Here’s the thing, if you only listened to the defenders of the terrorist lawyers you’d get the impression that unless these brave defenders of American values stepped up and volunteered their services, the detainees would have had no legal representation whatsoever. That’s simply false. The military provided counsel to each of the detainees (pdf) and enabled them to challenger their status within the military commission system and federal court.

The defenders also say that these top flight law firms donated valuable services only they could provide. Okay but that’s not the same as saying they would not have been receiving competent and aggressive counsel to begin with. It seems these folks, the lawyers and their defenders, are saying that detainees are not only entitled to basic representation but the best available and nearly unlimited resources as well.

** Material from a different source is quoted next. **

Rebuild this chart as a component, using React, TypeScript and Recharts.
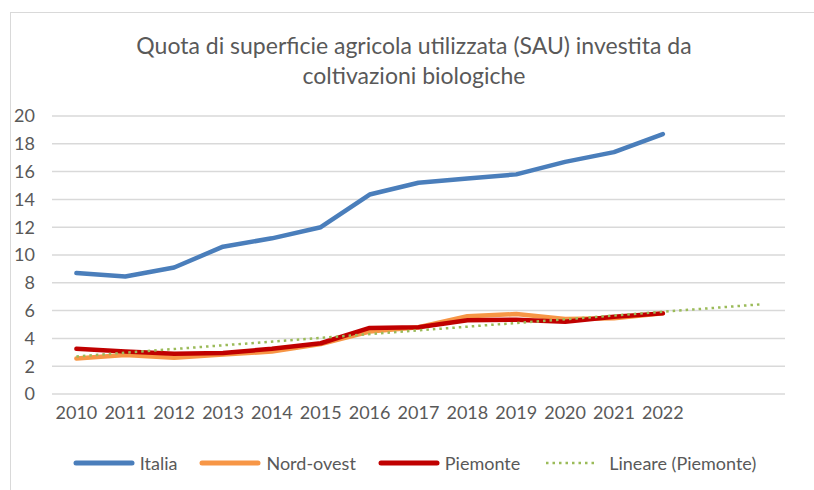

This is a level of service and protection not provided to the overwhelming number of actual Americas on a daily basis. I’m sure there are people caught up in legal problems not of their own making who would love to have the resources of a top flight law firm put at their disposal. Yet they somehow have to make the best of the lawyer they can afford or the ones provided to them by the courts.

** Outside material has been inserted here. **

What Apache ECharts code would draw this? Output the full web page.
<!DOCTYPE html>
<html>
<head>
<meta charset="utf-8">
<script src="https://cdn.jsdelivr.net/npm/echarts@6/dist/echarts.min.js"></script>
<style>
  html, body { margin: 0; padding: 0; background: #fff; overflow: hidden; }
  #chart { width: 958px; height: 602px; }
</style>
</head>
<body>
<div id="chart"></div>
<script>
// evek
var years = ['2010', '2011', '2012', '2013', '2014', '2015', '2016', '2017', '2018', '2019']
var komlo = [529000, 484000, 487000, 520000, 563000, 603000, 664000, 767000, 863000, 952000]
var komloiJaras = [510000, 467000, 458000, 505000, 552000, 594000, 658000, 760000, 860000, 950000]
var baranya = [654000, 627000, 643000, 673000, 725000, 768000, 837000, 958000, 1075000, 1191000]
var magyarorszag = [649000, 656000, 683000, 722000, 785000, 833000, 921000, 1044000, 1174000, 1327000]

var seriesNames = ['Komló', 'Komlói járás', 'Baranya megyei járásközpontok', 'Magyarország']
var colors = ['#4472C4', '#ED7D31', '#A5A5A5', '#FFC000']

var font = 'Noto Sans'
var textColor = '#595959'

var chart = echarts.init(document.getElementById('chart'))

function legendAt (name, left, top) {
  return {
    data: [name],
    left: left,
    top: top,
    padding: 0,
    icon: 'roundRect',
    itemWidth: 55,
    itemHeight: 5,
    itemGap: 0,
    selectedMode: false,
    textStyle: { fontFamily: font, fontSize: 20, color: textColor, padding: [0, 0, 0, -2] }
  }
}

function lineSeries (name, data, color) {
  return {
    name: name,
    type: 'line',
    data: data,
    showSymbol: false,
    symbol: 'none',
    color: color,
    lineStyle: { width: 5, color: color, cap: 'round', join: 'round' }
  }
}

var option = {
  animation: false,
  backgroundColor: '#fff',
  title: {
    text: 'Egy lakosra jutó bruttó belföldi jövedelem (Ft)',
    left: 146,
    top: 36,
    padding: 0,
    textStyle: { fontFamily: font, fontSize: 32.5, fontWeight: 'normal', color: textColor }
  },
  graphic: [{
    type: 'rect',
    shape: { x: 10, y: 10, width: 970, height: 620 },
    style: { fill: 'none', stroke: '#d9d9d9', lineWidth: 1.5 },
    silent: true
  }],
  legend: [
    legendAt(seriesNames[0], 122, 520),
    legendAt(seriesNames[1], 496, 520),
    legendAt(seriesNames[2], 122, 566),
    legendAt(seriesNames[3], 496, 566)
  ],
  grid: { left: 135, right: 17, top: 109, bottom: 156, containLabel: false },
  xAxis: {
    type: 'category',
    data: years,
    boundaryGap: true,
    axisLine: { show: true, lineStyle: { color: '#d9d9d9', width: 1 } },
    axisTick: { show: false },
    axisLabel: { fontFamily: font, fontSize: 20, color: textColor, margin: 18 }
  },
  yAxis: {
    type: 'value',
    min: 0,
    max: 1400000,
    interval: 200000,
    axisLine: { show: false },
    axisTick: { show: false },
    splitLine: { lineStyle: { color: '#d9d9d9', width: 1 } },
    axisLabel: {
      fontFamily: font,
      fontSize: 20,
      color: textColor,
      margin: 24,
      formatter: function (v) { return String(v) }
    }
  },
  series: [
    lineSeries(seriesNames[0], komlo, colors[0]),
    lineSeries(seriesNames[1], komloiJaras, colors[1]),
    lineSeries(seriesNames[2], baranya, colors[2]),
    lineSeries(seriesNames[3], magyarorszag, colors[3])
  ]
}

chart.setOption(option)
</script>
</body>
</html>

There's also a practical matter that should concern everyone. Obama came to office promising to deal with terrorism in general and detainees in particular in a very different way than the Bush administration did. Shouldn't we know if the people designing and implementing these new policies have certain prior positions and affinities? No, you can't always tell a lawyers personal beliefs from teh cases they handle but you can't rule it out entirely either. It seems if nothing else, we should be able to make our evaluations on this.

As for the Boston Massacre analogy, it fails to persuade. Those soldiers were British subjects on British soil. Of course they were owed all the legal and traditional rights of any other Englishman. Al Qaeda terrorists held in Gitmo are none of those things.

I don’t think these lawyers share the ideology of al Qaeda and quite frankly I doubt Cheney and Kritol do either. Calling them the “al Qaeda Seven” was a way to grab attention and was well within the bounds of political discourse. Still the fact remains that these lawyers chose to use their talents and resources in the service of terrorists. They did so not to maintain some minimal standard of representation but to go beyond that basic standard and attempt to expand the traditional rights afforded terrorists and war criminals. Like all choices in life, this one has consequences. When you voluntarily associate with bad actors, some of that is going to rub off on you.

*Allah points out that FNC puzzled out the names and DoJ confirmed them, so my characterization of the ads impact was overstated. There is no doubt that it brought attention to the matter and possibly some public pressure on the department.